§ **TASK BRIEF**
Leave out the images; return the rest of the data exactly.

# start of PROVIDED DATA

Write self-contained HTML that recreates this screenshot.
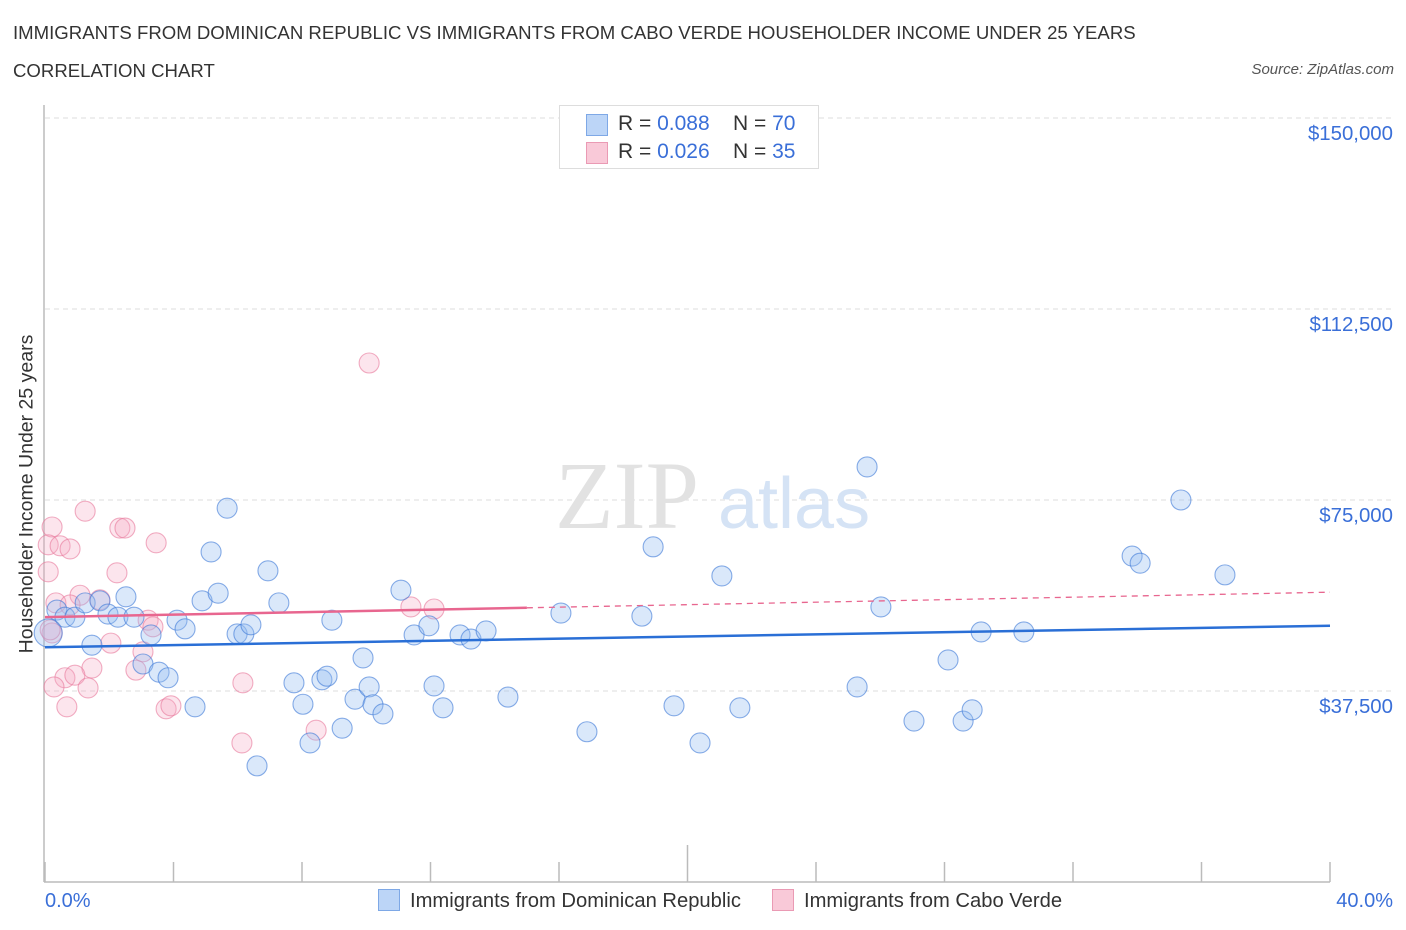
<!DOCTYPE html>
<html><head><meta charset="utf-8">
<style>
body{margin:0;background:#fff;font-family:"Liberation Sans",sans-serif;}
#wrap{position:relative;width:1406px;height:930px;overflow:hidden;}
.t{position:absolute;white-space:nowrap;}
</style></head>
<body>
<div id="wrap">
<div class="t" style="left:13px;top:22px;font-size:18.6px;color:#333;">IMMIGRANTS FROM DOMINICAN REPUBLIC VS IMMIGRANTS FROM CABO VERDE HOUSEHOLDER INCOME UNDER 25 YEARS</div>
<div class="t" style="left:13px;top:60px;font-size:18.6px;color:#333;">CORRELATION CHART</div>
<div class="t" style="right:12px;top:61px;font-size:15px;color:#555;font-style:italic;">Source: ZipAtlas.com</div>
<svg id="chart" width="1406" height="930" style="position:absolute;left:0;top:0;"></svg>
</div>
<script>
const blueX=[0.37,0.62,0.93,1.25,1.46,1.71,1.96,2.27,2.52,2.77,3.05,3.30,3.55,3.83,4.11,4.36,4.67,4.89,5.17,5.39,5.67,5.98,6.19,6.41,6.94,7.28,7.75,8.03,8.25,8.62,8.78,8.93,9.25,9.65,9.90,10.09,10.21,10.52,11.08,11.49,11.95,12.11,12.39,12.92,13.26,13.73,14.41,16.06,16.87,18.58,18.93,19.58,20.39,21.07,21.63,25.28,25.59,26.02,27.05,28.11,28.58,28.86,29.14,30.47,33.84,34.09,35.36,36.73,6.60,0.1];
const blueY=[53.4,52.0,52.0,54.8,46.5,55.2,52.6,52.0,56.0,52.0,42.8,48.5,41.2,40.1,51.4,49.7,34.4,55.2,64.8,56.7,73.4,48.7,48.7,50.5,61.1,54.8,39.1,34.9,27.3,39.7,40.4,51.4,30.2,35.9,44.0,38.3,34.8,33.0,57.3,48.5,50.3,38.5,34.2,48.5,47.7,49.3,36.3,52.8,29.5,52.2,65.8,34.6,27.3,60.1,34.2,38.3,81.5,54.0,31.6,43.6,31.6,33.8,49.1,49.1,64.0,62.6,75.0,60.3,22.8,48.9];
const pinkX=[0.22,0.1,0.47,0.78,0.1,1.25,2.33,2.49,3.46,2.24,0.34,1.09,0.78,1.71,0.22,3.21,3.36,2.05,3.05,1.46,2.83,0.62,0.93,0.28,1.34,0.68,3.77,3.92,6.16,6.13,8.44,10.09,11.39,12.11,0.16];
const pinkY=[69.7,66.2,66.0,65.4,60.9,72.8,69.5,69.5,66.6,60.7,54.8,56.3,54.4,55.4,48.9,51.4,50.1,46.9,45.2,42.0,41.6,40.1,40.6,38.3,38.1,34.4,34.0,34.6,39.1,27.3,29.8,101.9,54.0,53.6,49.5];
const blueTrend=[46.1,50.3];
const pinkTrend=[52.0,56.9];
const yTicks=[37500,75000,112500,150000];
const yTickLabels=["$37,500","$75,000","$112,500","$150,000"];

const NS="http://www.w3.org/2000/svg";
const svg=document.getElementById('chart');
const X=p=>45+p*32.125;
const Y=k=>882-k*1000/37500*191;
function mk(tag,attrs,parent){const e=document.createElementNS(NS,tag);for(const k in attrs)e.setAttribute(k,attrs[k]);(parent||svg).appendChild(e);return e;}

yTicks.forEach((v,i)=>{
  const g=mk('line',{x1:45,x2:1393,y1:Y(v/1000),y2:Y(v/1000),stroke:'#ddd','stroke-dasharray':'5,4'});
  
  
  const t=mk('text',{x:1393,y:Y(v/1000)+22,'text-anchor':'end','font-size':20.4,fill:'#3a6fd8','font-family':'Liberation Sans'});
  t.textContent=yTickLabels[i];
  
  
});
const wm=mk('text',{x:555,y:528,'font-size':96,fill:'#e2e2e2','font-family':'Liberation Serif'});wm.textContent='ZIP';


const wm2=mk('text',{x:718,y:528,'font-size':72,fill:'#d5e3f5','font-family':'Liberation Sans'});wm2.textContent='atlas';


const ya=mk('line',{x1:44,x2:44,y1:105,y2:882,stroke:'#bbb','stroke-width':1.5});


const xa=mk('line',{x1:44,x2:1330,y1:882,y2:882,stroke:'#bbb','stroke-width':1.5});


for(let i=0;i<=10;i++){
  const x=X(i*4);
  const tk=mk('line',{x1:x,x2:x,y1:i==5?845:862,y2:882,stroke:'#bbb','stroke-width':1.5});
  
  
}
function pts(xs,ys,fill,stroke,name){
  xs.forEach((p,i)=>{
    const r=(name==='blue-point'&&i===xs.length-1)?14:10;
    const c=mk('circle',{cx:X(p),cy:Y(ys[i]),r:r,fill:fill,stroke:stroke,'stroke-width':1.1});
    
    
  });
}
pts(pinkX,pinkY,'rgba(246,170,195,0.3)','rgba(232,120,155,0.6)','pink-point');
pts(blueX,blueY,'rgba(150,190,240,0.35)','rgba(60,120,215,0.6)','blue-point');
const bl=mk('line',{x1:X(0),x2:X(40),y1:Y(blueTrend[0]),y2:Y(blueTrend[1]),stroke:'#2a6fd6','stroke-width':2.5});


const pe=pinkTrend[0]+(pinkTrend[1]-pinkTrend[0])*15/40;
const pl=mk('line',{x1:X(0),x2:X(15),y1:Y(pinkTrend[0]),y2:Y(pe),stroke:'#e8668f','stroke-width':2.5});


const pd=mk('line',{x1:X(15),x2:X(40),y1:Y(pe),y2:Y(pinkTrend[1]),stroke:'#e8668f','stroke-width':1.3,'stroke-dasharray':'6,5'});


</script>
<div class="t" style="left:27px;top:494px;font-size:19.5px;color:#333;transform:translate(-50%,-50%) rotate(-90deg);">Householder Income Under 25 years</div>
<div class="t" style="left:45px;top:890px;font-size:20px;color:#3a6fd8;">0.0%</div>
<div class="t" style="right:13px;top:890px;font-size:20px;color:#3a6fd8;">40.0%</div>
<div style="position:absolute;left:559px;top:105px;width:258px;height:62px;border:1px solid #ddd;background:#fff;font-size:21px;color:#333;">
 <div style="position:absolute;left:26px;top:8px;width:20px;height:20px;background:#bcd5f7;border:1px solid #7ea8e6;"></div>
 <div class="t" style="left:58px;top:6px;">R = <span style="color:#3a6fd8">0.088</span>&nbsp;&nbsp;&nbsp; N = <span style="color:#3a6fd8">70</span></div>
 <div style="position:absolute;left:26px;top:36px;width:20px;height:20px;background:#f9c9d8;border:1px solid #ea9ab4;"></div>
 <div class="t" style="left:58px;top:34px;">R = <span style="color:#3a6fd8">0.026</span>&nbsp;&nbsp;&nbsp; N = <span style="color:#3a6fd8">35</span></div>
</div>
<div style="position:absolute;left:378px;top:889px;font-size:20.2px;color:#333;">
 <span style="display:inline-block;width:20px;height:20px;background:#bcd5f7;border:1px solid #7ea8e6;vertical-align:-4px;margin-right:10px;"></span>Immigrants from Dominican Republic</div>
<div style="position:absolute;left:772px;top:889px;font-size:20.2px;color:#333;">
 <span style="display:inline-block;width:20px;height:20px;background:#f9c9d8;border:1px solid #ea9ab4;vertical-align:-4px;margin-right:10px;"></span>Immigrants from Cabo Verde</div>
</body></html>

# end of PROVIDED DATA

§ **FULL OUTPUT**
Write self-contained HTML that recreates this screenshot.
<!DOCTYPE html>
<html><head><meta charset="utf-8">
<style>
body{margin:0;background:#fff;font-family:"Liberation Sans",sans-serif;}
#wrap{position:relative;width:1406px;height:930px;overflow:hidden;}
.t{position:absolute;white-space:nowrap;}
</style></head>
<body>
<div id="wrap">
<div class="t" style="left:13px;top:22px;font-size:18.6px;color:#333;">IMMIGRANTS FROM DOMINICAN REPUBLIC VS IMMIGRANTS FROM CABO VERDE HOUSEHOLDER INCOME UNDER 25 YEARS</div>
<div class="t" style="left:13px;top:60px;font-size:18.6px;color:#333;">CORRELATION CHART</div>
<div class="t" style="right:12px;top:61px;font-size:15px;color:#555;font-style:italic;">Source: ZipAtlas.com</div>
<svg id="chart" width="1406" height="930" style="position:absolute;left:0;top:0;"></svg>
</div>
<script>
const blueX=[0.37,0.62,0.93,1.25,1.46,1.71,1.96,2.27,2.52,2.77,3.05,3.30,3.55,3.83,4.11,4.36,4.67,4.89,5.17,5.39,5.67,5.98,6.19,6.41,6.94,7.28,7.75,8.03,8.25,8.62,8.78,8.93,9.25,9.65,9.90,10.09,10.21,10.52,11.08,11.49,11.95,12.11,12.39,12.92,13.26,13.73,14.41,16.06,16.87,18.58,18.93,19.58,20.39,21.07,21.63,25.28,25.59,26.02,27.05,28.11,28.58,28.86,29.14,30.47,33.84,34.09,35.36,36.73,6.60,0.1];
const blueY=[53.4,52.0,52.0,54.8,46.5,55.2,52.6,52.0,56.0,52.0,42.8,48.5,41.2,40.1,51.4,49.7,34.4,55.2,64.8,56.7,73.4,48.7,48.7,50.5,61.1,54.8,39.1,34.9,27.3,39.7,40.4,51.4,30.2,35.9,44.0,38.3,34.8,33.0,57.3,48.5,50.3,38.5,34.2,48.5,47.7,49.3,36.3,52.8,29.5,52.2,65.8,34.6,27.3,60.1,34.2,38.3,81.5,54.0,31.6,43.6,31.6,33.8,49.1,49.1,64.0,62.6,75.0,60.3,22.8,48.9];
const pinkX=[0.22,0.1,0.47,0.78,0.1,1.25,2.33,2.49,3.46,2.24,0.34,1.09,0.78,1.71,0.22,3.21,3.36,2.05,3.05,1.46,2.83,0.62,0.93,0.28,1.34,0.68,3.77,3.92,6.16,6.13,8.44,10.09,11.39,12.11,0.16];
const pinkY=[69.7,66.2,66.0,65.4,60.9,72.8,69.5,69.5,66.6,60.7,54.8,56.3,54.4,55.4,48.9,51.4,50.1,46.9,45.2,42.0,41.6,40.1,40.6,38.3,38.1,34.4,34.0,34.6,39.1,27.3,29.8,101.9,54.0,53.6,49.5];
const blueTrend=[46.1,50.3];
const pinkTrend=[52.0,56.9];
const yTicks=[37500,75000,112500,150000];
const yTickLabels=["$37,500","$75,000","$112,500","$150,000"];

const NS="http://www.w3.org/2000/svg";
const svg=document.getElementById('chart');
const X=p=>45+p*32.125;
const Y=k=>882-k*1000/37500*191;
function mk(tag,attrs,parent){const e=document.createElementNS(NS,tag);for(const k in attrs)e.setAttribute(k,attrs[k]);(parent||svg).appendChild(e);return e;}

yTicks.forEach((v,i)=>{
  const g=mk('line',{x1:45,x2:1393,y1:Y(v/1000),y2:Y(v/1000),stroke:'#ddd','stroke-dasharray':'5,4'});
  
  
  const t=mk('text',{x:1393,y:Y(v/1000)+22,'text-anchor':'end','font-size':20.4,fill:'#3a6fd8','font-family':'Liberation Sans'});
  t.textContent=yTickLabels[i];
  
  
});
const wm=mk('text',{x:555,y:528,'font-size':96,fill:'#e2e2e2','font-family':'Liberation Serif'});wm.textContent='ZIP';


const wm2=mk('text',{x:718,y:528,'font-size':72,fill:'#d5e3f5','font-family':'Liberation Sans'});wm2.textContent='atlas';


const ya=mk('line',{x1:44,x2:44,y1:105,y2:882,stroke:'#bbb','stroke-width':1.5});


const xa=mk('line',{x1:44,x2:1330,y1:882,y2:882,stroke:'#bbb','stroke-width':1.5});


for(let i=0;i<=10;i++){
  const x=X(i*4);
  const tk=mk('line',{x1:x,x2:x,y1:i==5?845:862,y2:882,stroke:'#bbb','stroke-width':1.5});
  
  
}
function pts(xs,ys,fill,stroke,name){
  xs.forEach((p,i)=>{
    const r=(name==='blue-point'&&i===xs.length-1)?14:10;
    const c=mk('circle',{cx:X(p),cy:Y(ys[i]),r:r,fill:fill,stroke:stroke,'stroke-width':1.1});
    
    
  });
}
pts(pinkX,pinkY,'rgba(246,170,195,0.3)','rgba(232,120,155,0.6)','pink-point');
pts(blueX,blueY,'rgba(150,190,240,0.35)','rgba(60,120,215,0.6)','blue-point');
const bl=mk('line',{x1:X(0),x2:X(40),y1:Y(blueTrend[0]),y2:Y(blueTrend[1]),stroke:'#2a6fd6','stroke-width':2.5});


const pe=pinkTrend[0]+(pinkTrend[1]-pinkTrend[0])*15/40;
const pl=mk('line',{x1:X(0),x2:X(15),y1:Y(pinkTrend[0]),y2:Y(pe),stroke:'#e8668f','stroke-width':2.5});


const pd=mk('line',{x1:X(15),x2:X(40),y1:Y(pe),y2:Y(pinkTrend[1]),stroke:'#e8668f','stroke-width':1.3,'stroke-dasharray':'6,5'});


</script>
<div class="t" style="left:27px;top:494px;font-size:19.5px;color:#333;transform:translate(-50%,-50%) rotate(-90deg);">Householder Income Under 25 years</div>
<div class="t" style="left:45px;top:890px;font-size:20px;color:#3a6fd8;">0.0%</div>
<div class="t" style="right:13px;top:890px;font-size:20px;color:#3a6fd8;">40.0%</div>
<div style="position:absolute;left:559px;top:105px;width:258px;height:62px;border:1px solid #ddd;background:#fff;font-size:21px;color:#333;">
 <div style="position:absolute;left:26px;top:8px;width:20px;height:20px;background:#bcd5f7;border:1px solid #7ea8e6;"></div>
 <div class="t" style="left:58px;top:6px;">R = <span style="color:#3a6fd8">0.088</span>&nbsp;&nbsp;&nbsp; N = <span style="color:#3a6fd8">70</span></div>
 <div style="position:absolute;left:26px;top:36px;width:20px;height:20px;background:#f9c9d8;border:1px solid #ea9ab4;"></div>
 <div class="t" style="left:58px;top:34px;">R = <span style="color:#3a6fd8">0.026</span>&nbsp;&nbsp;&nbsp; N = <span style="color:#3a6fd8">35</span></div>
</div>
<div style="position:absolute;left:378px;top:889px;font-size:20.2px;color:#333;">
 <span style="display:inline-block;width:20px;height:20px;background:#bcd5f7;border:1px solid #7ea8e6;vertical-align:-4px;margin-right:10px;"></span>Immigrants from Dominican Republic</div>
<div style="position:absolute;left:772px;top:889px;font-size:20.2px;color:#333;">
 <span style="display:inline-block;width:20px;height:20px;background:#f9c9d8;border:1px solid #ea9ab4;vertical-align:-4px;margin-right:10px;"></span>Immigrants from Cabo Verde</div>
</body></html>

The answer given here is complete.